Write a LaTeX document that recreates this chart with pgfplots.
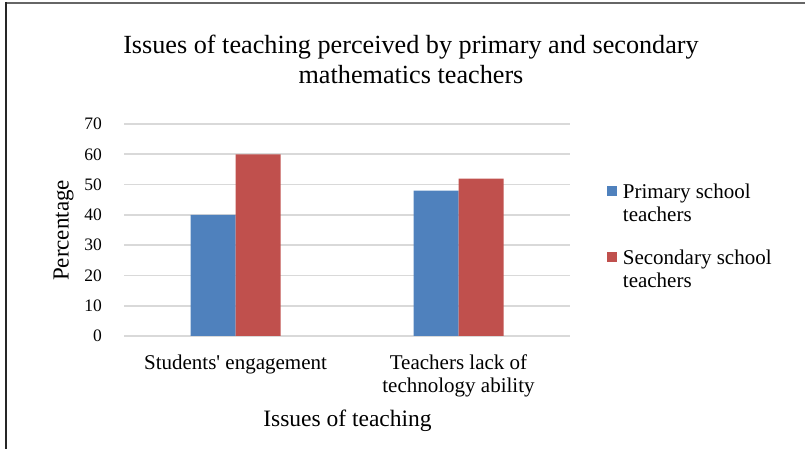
\documentclass[border=0pt]{standalone}
\usepackage{fontspec}
\setmainfont{Liberation Serif}
\usepackage{pgfplots}
\pgfplotsset{compat=1.18}
\definecolor{pblue}{HTML}{4F81BD}
\definecolor{pred}{HTML}{C0504D}
\definecolor{gridc}{HTML}{D9D9D9}
\begin{document}
\begin{tikzpicture}
\path[use as bounding box] (0pt,0pt) rectangle (805pt,449pt);
\draw[color=black!60, line width=2pt] (5pt,446pt) -- (805pt,446pt);
\draw[color=black!85, line width=2pt] (5.5pt,447pt) -- (5.5pt,0pt);
\node[align=center, anchor=north, inner sep=0pt, font=\fontsize{26.2}{30}\selectfont] at (411pt,414pt)
  {Issues of teaching perceived by primary and secondary\\mathematics teachers};
\begin{axis}[
  at={(124pt,113pt)}, anchor=south west,
  scale only axis, width=446pt, height=212pt,
  xmin=-0.5, xmax=1.5, ymin=0, ymax=70,
  ytick={0,10,...,70},
  xtick={0,1},
  xticklabels={Students\textquotesingle\ engagement,{Teachers lack of\\technology ability}},
  ybar=0pt, bar width=45pt,
  axis line style={draw=none},
  major tick length=0pt,
  ymajorgrids, grid style={gridc, line width=1.6pt},
  /pgf/number format/assume math mode=true,
  yticklabel style={font=\fontsize{17.5}{20}\selectfont, inner sep=0pt, anchor=east, xshift=-22pt},
  xticklabel style={font=\fontsize{21}{23}\selectfont, inner sep=0pt, anchor=north, yshift=-19pt, align=center},
  legend style={at={(1.083,0.718)}, anchor=north west, draw=none, fill=none,
    inner sep=0pt, row sep=27pt,
    font=\fontsize{21}{23}\selectfont,
    nodes={inner sep=0pt, align=left},
    /tikz/every odd column/.append style={column sep=5.7pt}},
  legend cell align=left,
  legend image code/.code={\path[#1] (0pt,8pt) rectangle (10pt,17.5pt);},
]
\addplot[fill=pblue, draw=none] coordinates {(0,40) (1,48)};
\addplot[fill=pred, draw=none] coordinates {(0,60) (1,52)};
\legend{{Primary school\\teachers},{Secondary school\\teachers}}
\end{axis}
\node[rotate=90, anchor=center, inner sep=0pt, font=\fontsize{23}{26}\selectfont] at (63.5pt,218.5pt) {Percentage};
\node[anchor=base, inner sep=0pt, font=\fontsize{23.5}{26}\selectfont] at (347.5pt,22.3pt) {Issues of teaching};
\end{tikzpicture}
\end{document}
==============================
### TASK TO CARRY OUT
Except for the pictures, reproduce every line exactly.

### THE RESPONSE
Write a LaTeX document that recreates this chart with pgfplots.
\documentclass[border=0pt]{standalone}
\usepackage{fontspec}
\setmainfont{Liberation Serif}
\usepackage{pgfplots}
\pgfplotsset{compat=1.18}
\definecolor{pblue}{HTML}{4F81BD}
\definecolor{pred}{HTML}{C0504D}
\definecolor{gridc}{HTML}{D9D9D9}
\begin{document}
\begin{tikzpicture}
\path[use as bounding box] (0pt,0pt) rectangle (805pt,449pt);
\draw[color=black!60, line width=2pt] (5pt,446pt) -- (805pt,446pt);
\draw[color=black!85, line width=2pt] (5.5pt,447pt) -- (5.5pt,0pt);
\node[align=center, anchor=north, inner sep=0pt, font=\fontsize{26.2}{30}\selectfont] at (411pt,414pt)
  {Issues of teaching perceived by primary and secondary\\mathematics teachers};
\begin{axis}[
  at={(124pt,113pt)}, anchor=south west,
  scale only axis, width=446pt, height=212pt,
  xmin=-0.5, xmax=1.5, ymin=0, ymax=70,
  ytick={0,10,...,70},
  xtick={0,1},
  xticklabels={Students\textquotesingle\ engagement,{Teachers lack of\\technology ability}},
  ybar=0pt, bar width=45pt,
  axis line style={draw=none},
  major tick length=0pt,
  ymajorgrids, grid style={gridc, line width=1.6pt},
  /pgf/number format/assume math mode=true,
  yticklabel style={font=\fontsize{17.5}{20}\selectfont, inner sep=0pt, anchor=east, xshift=-22pt},
  xticklabel style={font=\fontsize{21}{23}\selectfont, inner sep=0pt, anchor=north, yshift=-19pt, align=center},
  legend style={at={(1.083,0.718)}, anchor=north west, draw=none, fill=none,
    inner sep=0pt, row sep=27pt,
    font=\fontsize{21}{23}\selectfont,
    nodes={inner sep=0pt, align=left},
    /tikz/every odd column/.append style={column sep=5.7pt}},
  legend cell align=left,
  legend image code/.code={\path[#1] (0pt,8pt) rectangle (10pt,17.5pt);},
]
\addplot[fill=pblue, draw=none] coordinates {(0,40) (1,48)};
\addplot[fill=pred, draw=none] coordinates {(0,60) (1,52)};
\legend{{Primary school\\teachers},{Secondary school\\teachers}}
\end{axis}
\node[rotate=90, anchor=center, inner sep=0pt, font=\fontsize{23}{26}\selectfont] at (63.5pt,218.5pt) {Percentage};
\node[anchor=base, inner sep=0pt, font=\fontsize{23.5}{26}\selectfont] at (347.5pt,22.3pt) {Issues of teaching};
\end{tikzpicture}
\end{document}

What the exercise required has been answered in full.